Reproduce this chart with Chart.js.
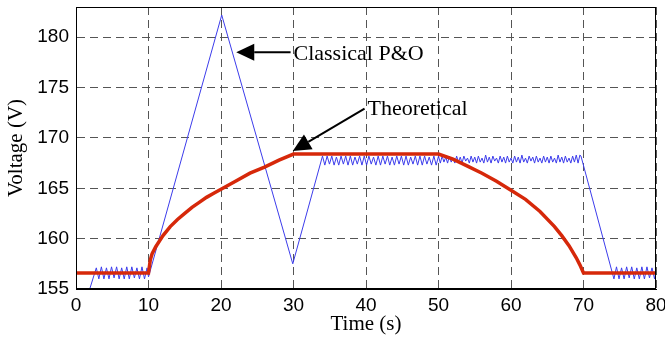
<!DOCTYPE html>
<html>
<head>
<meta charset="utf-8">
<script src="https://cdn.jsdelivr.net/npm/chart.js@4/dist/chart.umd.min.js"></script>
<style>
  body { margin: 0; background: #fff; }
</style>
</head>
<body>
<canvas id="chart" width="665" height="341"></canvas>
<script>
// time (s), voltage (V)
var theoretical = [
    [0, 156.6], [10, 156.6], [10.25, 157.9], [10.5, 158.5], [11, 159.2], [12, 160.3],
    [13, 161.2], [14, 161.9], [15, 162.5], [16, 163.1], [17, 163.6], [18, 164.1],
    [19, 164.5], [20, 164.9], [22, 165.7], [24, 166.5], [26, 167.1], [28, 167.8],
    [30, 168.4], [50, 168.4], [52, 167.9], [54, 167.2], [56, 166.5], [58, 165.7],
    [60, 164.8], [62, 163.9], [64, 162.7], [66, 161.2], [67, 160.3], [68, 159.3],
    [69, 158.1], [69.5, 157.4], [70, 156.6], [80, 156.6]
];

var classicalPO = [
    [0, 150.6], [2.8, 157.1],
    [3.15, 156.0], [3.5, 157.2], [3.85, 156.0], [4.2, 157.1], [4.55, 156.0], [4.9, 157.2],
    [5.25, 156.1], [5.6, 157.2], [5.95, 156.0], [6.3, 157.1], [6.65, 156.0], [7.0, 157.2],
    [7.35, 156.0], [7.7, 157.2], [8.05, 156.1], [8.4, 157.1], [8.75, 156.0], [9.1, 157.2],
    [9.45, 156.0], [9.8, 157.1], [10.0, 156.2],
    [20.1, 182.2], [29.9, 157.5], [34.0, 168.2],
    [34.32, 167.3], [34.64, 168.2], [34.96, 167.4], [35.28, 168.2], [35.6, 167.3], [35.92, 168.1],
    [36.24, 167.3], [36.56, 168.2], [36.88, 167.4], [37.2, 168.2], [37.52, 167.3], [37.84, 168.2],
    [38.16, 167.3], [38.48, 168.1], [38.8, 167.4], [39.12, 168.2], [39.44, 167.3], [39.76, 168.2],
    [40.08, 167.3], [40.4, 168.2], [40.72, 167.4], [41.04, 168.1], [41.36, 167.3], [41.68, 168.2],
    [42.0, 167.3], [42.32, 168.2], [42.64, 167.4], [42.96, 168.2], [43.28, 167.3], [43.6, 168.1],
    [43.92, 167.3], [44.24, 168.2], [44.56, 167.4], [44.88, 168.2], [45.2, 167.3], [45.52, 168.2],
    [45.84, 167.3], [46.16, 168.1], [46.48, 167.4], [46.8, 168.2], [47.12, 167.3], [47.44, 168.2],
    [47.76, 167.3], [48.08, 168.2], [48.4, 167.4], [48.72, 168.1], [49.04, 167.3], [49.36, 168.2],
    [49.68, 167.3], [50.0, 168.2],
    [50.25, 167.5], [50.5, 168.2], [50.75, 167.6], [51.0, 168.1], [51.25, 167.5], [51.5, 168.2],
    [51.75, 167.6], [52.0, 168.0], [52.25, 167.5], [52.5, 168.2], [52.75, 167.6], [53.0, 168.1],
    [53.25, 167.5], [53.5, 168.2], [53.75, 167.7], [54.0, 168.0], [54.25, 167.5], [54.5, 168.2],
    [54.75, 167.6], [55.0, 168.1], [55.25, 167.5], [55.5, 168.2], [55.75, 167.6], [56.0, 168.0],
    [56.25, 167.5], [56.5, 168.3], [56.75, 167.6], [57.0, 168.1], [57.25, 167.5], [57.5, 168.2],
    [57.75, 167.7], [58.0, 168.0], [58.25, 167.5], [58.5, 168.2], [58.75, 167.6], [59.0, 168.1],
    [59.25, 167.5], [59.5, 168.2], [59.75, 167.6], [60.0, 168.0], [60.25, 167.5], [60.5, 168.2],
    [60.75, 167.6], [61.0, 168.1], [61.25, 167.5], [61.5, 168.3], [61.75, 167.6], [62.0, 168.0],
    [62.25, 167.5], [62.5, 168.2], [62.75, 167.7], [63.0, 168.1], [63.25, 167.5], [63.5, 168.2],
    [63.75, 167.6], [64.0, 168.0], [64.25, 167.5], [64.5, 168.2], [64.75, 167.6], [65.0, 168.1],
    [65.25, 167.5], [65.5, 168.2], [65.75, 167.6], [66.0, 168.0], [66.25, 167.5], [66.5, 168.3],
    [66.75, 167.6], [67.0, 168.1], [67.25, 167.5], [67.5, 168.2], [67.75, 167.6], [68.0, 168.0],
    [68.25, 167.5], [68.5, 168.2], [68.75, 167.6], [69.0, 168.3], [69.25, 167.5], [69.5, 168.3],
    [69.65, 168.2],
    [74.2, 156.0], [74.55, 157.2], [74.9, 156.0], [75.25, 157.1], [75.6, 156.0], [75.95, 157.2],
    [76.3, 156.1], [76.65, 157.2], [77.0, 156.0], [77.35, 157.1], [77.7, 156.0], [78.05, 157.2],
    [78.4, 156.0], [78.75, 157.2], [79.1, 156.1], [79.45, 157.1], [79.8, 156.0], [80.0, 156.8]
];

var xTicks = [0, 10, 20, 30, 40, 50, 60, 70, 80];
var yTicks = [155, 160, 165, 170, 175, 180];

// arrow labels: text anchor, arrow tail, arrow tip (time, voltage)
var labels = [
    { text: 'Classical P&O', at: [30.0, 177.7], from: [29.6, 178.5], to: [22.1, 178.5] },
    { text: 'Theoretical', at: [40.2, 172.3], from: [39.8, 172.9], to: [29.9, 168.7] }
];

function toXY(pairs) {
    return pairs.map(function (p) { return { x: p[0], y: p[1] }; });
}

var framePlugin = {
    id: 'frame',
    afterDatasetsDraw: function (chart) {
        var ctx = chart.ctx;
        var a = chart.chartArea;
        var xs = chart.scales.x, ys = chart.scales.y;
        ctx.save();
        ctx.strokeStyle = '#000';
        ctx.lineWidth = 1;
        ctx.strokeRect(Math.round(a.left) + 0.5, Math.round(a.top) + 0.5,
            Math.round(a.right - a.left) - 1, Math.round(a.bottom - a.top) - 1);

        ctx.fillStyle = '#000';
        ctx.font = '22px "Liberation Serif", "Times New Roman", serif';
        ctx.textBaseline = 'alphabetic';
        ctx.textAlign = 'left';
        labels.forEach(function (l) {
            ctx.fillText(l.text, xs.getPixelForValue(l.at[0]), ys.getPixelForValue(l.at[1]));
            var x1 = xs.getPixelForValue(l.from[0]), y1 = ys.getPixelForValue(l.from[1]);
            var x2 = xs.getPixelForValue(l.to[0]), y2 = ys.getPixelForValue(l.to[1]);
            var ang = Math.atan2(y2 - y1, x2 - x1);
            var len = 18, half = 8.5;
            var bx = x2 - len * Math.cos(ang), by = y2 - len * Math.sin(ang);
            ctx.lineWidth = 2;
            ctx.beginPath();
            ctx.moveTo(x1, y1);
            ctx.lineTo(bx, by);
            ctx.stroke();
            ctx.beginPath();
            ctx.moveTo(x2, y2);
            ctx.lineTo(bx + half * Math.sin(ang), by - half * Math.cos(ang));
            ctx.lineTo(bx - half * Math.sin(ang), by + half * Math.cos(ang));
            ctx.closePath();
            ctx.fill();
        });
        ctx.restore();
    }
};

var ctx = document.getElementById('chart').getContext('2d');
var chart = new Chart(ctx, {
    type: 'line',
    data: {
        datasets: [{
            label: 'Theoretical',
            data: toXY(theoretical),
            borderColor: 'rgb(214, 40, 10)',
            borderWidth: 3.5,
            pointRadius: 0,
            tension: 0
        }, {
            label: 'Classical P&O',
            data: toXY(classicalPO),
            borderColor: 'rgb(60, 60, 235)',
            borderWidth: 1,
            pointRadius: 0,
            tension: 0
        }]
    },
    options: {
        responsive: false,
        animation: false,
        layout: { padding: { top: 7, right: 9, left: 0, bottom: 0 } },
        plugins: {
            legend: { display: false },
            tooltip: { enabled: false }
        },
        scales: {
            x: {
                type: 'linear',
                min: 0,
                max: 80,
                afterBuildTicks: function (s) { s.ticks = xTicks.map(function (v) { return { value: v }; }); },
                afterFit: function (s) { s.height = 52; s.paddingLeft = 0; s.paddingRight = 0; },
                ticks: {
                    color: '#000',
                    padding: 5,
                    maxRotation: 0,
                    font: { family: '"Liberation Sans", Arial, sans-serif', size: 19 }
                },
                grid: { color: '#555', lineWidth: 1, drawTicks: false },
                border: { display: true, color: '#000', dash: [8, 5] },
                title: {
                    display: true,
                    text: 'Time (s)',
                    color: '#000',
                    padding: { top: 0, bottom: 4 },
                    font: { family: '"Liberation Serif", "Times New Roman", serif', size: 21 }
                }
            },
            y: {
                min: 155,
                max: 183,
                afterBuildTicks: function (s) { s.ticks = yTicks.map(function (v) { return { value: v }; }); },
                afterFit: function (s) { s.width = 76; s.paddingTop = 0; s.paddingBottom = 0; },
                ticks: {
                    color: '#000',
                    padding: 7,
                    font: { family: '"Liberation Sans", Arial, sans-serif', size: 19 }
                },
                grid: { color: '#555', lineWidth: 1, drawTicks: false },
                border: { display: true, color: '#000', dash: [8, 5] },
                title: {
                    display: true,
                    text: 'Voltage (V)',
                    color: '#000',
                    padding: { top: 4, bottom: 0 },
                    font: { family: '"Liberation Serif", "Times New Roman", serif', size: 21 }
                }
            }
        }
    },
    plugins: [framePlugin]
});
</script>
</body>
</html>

# [Written request]
Report all lines of the material that contain the word "chart".

# [The response]
Reproduce this chart with Chart.js.
<script src="https://cdn.jsdelivr.net/npm/chart.js@4/dist/chart.umd.min.js"></script>
<canvas id="chart" width="665" height="341"></canvas>
    afterDatasetsDraw: function (chart) {
        var ctx = chart.ctx;
        var a = chart.chartArea;
        var xs = chart.scales.x, ys = chart.scales.y;
var ctx = document.getElementById('chart').getContext('2d');
var chart = new Chart(ctx, {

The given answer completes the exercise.